#### [DATA]
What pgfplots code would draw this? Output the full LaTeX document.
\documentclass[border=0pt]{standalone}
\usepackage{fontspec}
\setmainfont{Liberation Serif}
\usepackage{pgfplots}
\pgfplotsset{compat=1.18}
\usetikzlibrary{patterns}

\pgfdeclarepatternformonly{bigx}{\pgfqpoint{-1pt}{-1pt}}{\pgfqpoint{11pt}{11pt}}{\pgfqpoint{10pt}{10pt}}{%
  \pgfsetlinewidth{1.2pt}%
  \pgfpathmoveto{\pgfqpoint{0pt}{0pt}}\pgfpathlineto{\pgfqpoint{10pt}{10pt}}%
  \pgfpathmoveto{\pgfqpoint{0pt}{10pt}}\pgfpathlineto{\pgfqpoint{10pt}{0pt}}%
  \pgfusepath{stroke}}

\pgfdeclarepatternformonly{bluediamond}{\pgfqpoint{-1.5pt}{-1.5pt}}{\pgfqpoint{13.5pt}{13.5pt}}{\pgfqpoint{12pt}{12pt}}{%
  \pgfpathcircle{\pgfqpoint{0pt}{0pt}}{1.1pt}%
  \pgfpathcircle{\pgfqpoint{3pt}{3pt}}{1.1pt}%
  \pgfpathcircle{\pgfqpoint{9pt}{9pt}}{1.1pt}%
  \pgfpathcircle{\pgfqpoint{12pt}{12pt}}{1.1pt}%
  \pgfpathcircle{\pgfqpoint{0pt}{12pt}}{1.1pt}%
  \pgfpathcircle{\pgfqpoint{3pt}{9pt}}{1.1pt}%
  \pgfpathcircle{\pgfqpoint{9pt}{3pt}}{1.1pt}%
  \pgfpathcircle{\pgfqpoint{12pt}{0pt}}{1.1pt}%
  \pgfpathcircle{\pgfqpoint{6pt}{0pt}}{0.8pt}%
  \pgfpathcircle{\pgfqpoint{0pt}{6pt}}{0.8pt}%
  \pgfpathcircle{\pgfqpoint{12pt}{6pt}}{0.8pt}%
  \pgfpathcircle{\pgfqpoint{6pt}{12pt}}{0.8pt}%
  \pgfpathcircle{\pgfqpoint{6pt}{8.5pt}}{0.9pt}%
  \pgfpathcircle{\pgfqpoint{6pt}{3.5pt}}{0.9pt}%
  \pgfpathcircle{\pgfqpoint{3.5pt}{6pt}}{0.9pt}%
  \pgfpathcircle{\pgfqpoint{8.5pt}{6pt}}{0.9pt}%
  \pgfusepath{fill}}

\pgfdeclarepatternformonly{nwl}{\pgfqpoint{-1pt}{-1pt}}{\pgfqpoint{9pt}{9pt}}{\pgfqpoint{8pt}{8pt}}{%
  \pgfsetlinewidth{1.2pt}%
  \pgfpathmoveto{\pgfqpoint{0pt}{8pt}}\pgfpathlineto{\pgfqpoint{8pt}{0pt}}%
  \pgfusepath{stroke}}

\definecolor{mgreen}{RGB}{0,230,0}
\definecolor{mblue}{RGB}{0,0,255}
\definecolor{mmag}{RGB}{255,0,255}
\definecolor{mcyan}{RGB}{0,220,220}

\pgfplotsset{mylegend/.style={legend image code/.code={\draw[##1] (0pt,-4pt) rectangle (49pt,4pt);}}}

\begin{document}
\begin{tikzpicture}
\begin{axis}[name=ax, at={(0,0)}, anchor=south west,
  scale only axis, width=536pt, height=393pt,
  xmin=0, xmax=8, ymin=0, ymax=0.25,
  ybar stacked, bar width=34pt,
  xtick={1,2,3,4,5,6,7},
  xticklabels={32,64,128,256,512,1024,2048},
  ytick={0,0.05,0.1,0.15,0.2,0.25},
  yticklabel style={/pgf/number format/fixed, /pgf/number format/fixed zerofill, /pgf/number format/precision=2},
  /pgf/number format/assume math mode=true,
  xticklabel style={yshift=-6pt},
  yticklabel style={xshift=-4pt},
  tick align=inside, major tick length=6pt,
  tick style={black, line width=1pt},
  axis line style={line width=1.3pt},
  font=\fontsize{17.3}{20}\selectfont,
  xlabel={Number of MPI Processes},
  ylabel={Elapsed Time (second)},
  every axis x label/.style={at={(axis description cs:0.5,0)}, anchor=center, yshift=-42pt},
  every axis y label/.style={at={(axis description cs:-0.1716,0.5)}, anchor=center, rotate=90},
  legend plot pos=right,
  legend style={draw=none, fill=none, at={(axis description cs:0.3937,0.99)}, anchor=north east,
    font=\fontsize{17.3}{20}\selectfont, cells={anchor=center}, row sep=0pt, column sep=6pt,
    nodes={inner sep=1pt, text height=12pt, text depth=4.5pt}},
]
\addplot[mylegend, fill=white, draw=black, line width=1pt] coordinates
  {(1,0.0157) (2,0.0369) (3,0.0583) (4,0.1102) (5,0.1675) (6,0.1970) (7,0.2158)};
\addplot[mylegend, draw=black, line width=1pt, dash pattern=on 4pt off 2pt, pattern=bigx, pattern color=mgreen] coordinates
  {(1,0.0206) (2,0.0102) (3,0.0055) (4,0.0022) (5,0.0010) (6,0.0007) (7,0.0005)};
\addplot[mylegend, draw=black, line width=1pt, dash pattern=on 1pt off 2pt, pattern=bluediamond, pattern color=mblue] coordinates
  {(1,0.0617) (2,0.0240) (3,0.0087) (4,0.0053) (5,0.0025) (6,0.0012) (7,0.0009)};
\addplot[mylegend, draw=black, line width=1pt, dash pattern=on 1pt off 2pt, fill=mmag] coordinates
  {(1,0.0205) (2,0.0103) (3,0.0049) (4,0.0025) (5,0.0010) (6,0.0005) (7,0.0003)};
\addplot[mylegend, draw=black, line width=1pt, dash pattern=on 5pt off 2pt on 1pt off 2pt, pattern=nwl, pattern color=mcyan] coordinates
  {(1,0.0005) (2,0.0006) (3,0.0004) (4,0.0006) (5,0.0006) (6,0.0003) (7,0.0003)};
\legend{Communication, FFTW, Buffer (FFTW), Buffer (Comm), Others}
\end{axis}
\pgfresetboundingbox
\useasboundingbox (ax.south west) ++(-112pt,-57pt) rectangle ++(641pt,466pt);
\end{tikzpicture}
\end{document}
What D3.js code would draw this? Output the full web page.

#### [THE EXERCISE]
In the records above, find each line that holds the word "this"; copy all such lines.

#### [THE RESULT]
What pgfplots code would draw this? Output the full LaTeX document.
What D3.js code would draw this? Output the full web page.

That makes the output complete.